>> BEGIN Stored data
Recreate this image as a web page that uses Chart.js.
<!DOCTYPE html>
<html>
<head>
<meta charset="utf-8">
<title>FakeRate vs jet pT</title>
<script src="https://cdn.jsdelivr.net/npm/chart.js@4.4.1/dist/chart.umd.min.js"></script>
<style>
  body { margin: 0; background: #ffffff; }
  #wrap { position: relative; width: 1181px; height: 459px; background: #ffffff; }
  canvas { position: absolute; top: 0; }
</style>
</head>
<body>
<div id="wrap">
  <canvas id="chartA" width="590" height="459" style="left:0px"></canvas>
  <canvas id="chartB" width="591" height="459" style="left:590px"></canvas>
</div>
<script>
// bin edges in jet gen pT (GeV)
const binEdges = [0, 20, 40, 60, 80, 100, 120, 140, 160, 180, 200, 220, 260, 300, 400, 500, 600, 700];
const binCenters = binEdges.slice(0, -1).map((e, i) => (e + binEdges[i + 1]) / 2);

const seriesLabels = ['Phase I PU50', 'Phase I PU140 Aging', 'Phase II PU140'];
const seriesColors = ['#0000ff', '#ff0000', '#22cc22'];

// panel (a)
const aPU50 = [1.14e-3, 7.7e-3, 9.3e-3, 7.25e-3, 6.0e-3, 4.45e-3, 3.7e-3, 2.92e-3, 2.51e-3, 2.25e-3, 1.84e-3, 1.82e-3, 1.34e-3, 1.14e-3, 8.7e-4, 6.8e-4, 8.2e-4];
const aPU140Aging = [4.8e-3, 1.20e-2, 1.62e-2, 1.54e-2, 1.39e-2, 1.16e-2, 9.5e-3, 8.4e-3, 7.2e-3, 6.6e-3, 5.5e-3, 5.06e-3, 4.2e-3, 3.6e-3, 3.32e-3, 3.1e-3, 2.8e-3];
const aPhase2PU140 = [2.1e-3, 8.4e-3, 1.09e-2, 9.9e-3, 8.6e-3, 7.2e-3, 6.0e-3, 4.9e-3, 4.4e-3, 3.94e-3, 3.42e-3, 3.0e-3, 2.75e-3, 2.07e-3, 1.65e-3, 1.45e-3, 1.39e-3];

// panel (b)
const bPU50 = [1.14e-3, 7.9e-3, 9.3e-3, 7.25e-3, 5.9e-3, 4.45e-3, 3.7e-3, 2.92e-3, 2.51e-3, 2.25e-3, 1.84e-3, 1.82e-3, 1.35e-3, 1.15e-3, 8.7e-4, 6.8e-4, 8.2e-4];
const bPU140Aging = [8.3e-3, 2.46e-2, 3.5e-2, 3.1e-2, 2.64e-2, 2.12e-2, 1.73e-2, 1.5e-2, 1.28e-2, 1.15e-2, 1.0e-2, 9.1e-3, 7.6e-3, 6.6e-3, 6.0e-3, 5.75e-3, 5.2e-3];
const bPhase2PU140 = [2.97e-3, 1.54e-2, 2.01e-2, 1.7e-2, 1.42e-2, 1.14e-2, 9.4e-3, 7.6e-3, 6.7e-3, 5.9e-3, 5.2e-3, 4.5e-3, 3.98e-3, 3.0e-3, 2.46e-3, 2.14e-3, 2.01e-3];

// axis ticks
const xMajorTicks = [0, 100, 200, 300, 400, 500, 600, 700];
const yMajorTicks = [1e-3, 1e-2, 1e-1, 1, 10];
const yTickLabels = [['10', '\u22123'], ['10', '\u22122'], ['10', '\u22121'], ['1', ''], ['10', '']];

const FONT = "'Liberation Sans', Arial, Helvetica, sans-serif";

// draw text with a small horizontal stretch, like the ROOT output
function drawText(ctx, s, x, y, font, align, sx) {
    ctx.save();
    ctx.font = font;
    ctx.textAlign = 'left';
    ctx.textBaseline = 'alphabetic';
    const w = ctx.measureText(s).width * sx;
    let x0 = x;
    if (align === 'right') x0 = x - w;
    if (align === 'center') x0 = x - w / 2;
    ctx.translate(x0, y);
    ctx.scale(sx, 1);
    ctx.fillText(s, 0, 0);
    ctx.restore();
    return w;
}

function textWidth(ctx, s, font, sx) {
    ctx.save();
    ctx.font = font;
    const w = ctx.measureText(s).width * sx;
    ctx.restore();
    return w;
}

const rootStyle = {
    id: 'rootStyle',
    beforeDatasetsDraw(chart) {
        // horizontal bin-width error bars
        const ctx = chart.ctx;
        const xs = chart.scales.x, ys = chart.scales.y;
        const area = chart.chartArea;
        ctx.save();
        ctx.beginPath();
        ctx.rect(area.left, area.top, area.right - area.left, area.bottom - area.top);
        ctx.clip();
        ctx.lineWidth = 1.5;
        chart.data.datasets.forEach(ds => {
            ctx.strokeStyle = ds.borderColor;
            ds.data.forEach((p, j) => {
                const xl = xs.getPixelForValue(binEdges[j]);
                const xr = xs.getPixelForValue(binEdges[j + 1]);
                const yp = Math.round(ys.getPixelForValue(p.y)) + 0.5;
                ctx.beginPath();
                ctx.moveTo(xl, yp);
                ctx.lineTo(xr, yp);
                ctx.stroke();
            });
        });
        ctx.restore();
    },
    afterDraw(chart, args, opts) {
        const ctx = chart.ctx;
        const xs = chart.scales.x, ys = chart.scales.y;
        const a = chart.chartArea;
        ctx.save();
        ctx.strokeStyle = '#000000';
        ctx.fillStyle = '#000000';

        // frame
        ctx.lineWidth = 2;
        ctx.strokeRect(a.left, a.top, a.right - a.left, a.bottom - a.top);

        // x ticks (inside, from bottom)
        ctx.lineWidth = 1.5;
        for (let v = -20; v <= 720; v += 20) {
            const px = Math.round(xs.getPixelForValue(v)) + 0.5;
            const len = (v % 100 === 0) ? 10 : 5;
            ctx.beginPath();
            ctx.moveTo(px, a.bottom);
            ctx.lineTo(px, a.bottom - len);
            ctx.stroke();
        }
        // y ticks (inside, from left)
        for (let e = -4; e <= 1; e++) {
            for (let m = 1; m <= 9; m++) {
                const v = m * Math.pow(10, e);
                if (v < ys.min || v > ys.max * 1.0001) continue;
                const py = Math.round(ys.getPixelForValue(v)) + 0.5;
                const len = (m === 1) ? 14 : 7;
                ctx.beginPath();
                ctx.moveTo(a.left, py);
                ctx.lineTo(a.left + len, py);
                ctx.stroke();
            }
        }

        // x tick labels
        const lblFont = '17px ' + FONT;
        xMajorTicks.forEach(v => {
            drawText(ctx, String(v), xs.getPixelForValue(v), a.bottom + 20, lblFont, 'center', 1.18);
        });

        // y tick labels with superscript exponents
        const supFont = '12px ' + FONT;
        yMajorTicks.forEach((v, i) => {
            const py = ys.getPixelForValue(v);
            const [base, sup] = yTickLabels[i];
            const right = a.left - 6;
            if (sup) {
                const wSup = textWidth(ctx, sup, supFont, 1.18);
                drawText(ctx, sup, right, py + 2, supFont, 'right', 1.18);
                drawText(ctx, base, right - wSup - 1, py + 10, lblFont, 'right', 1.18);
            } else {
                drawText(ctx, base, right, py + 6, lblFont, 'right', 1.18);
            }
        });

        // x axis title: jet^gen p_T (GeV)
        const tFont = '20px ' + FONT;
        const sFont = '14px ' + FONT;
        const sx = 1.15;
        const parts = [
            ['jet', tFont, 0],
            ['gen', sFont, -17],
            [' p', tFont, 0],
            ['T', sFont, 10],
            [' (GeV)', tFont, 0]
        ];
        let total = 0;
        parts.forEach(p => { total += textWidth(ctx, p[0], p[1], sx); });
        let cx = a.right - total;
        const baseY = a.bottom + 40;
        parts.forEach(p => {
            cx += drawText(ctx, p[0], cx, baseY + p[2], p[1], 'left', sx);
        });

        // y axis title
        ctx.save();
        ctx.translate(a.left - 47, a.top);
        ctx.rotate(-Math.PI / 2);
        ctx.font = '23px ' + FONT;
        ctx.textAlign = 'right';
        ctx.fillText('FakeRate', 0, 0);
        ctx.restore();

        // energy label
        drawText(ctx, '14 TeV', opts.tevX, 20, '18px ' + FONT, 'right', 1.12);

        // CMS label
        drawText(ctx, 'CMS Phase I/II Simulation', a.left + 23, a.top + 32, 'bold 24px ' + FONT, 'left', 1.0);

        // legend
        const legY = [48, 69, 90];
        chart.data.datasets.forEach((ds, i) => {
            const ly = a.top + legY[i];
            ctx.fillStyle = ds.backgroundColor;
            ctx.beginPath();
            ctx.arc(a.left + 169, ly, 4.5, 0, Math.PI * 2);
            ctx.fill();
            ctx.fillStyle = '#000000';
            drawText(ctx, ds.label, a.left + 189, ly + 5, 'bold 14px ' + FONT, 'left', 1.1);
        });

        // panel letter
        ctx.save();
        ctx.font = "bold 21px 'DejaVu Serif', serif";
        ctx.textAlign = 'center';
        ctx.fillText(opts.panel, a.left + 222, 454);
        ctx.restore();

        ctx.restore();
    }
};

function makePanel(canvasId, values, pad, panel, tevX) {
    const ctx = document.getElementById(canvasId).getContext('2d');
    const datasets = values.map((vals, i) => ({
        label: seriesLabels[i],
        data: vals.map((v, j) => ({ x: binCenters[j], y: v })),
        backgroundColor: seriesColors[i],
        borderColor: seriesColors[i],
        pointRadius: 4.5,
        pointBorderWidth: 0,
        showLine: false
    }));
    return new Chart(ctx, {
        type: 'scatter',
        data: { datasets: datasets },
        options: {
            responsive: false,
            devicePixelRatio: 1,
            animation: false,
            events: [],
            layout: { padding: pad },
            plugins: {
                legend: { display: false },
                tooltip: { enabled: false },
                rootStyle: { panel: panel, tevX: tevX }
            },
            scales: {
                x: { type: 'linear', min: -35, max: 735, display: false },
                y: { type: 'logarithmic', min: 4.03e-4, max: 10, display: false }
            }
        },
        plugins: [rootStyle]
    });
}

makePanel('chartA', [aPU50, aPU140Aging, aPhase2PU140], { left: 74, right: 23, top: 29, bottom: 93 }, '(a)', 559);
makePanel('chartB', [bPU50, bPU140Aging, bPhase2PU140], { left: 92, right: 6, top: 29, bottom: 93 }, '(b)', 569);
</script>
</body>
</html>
>> END Stored data
Print, unaltered, every line from the beginning of the material down to the line with "const binCenters = binEdges.slice(0, -1).map((e, i)".

• [Result for this task]:
Recreate this image as a web page that uses Chart.js.
<!DOCTYPE html>
<html>
<head>
<meta charset="utf-8">
<title>FakeRate vs jet pT</title>
<script src="https://cdn.jsdelivr.net/npm/chart.js@4.4.1/dist/chart.umd.min.js"></script>
<style>
  body { margin: 0; background: #ffffff; }
  #wrap { position: relative; width: 1181px; height: 459px; background: #ffffff; }
  canvas { position: absolute; top: 0; }
</style>
</head>
<body>
<div id="wrap">
  <canvas id="chartA" width="590" height="459" style="left:0px"></canvas>
  <canvas id="chartB" width="591" height="459" style="left:590px"></canvas>
</div>
<script>
// bin edges in jet gen pT (GeV)
const binEdges = [0, 20, 40, 60, 80, 100, 120, 140, 160, 180, 200, 220, 260, 300, 400, 500, 600, 700];
const binCenters = binEdges.slice(0, -1).map((e, i) => (e + binEdges[i + 1]) / 2);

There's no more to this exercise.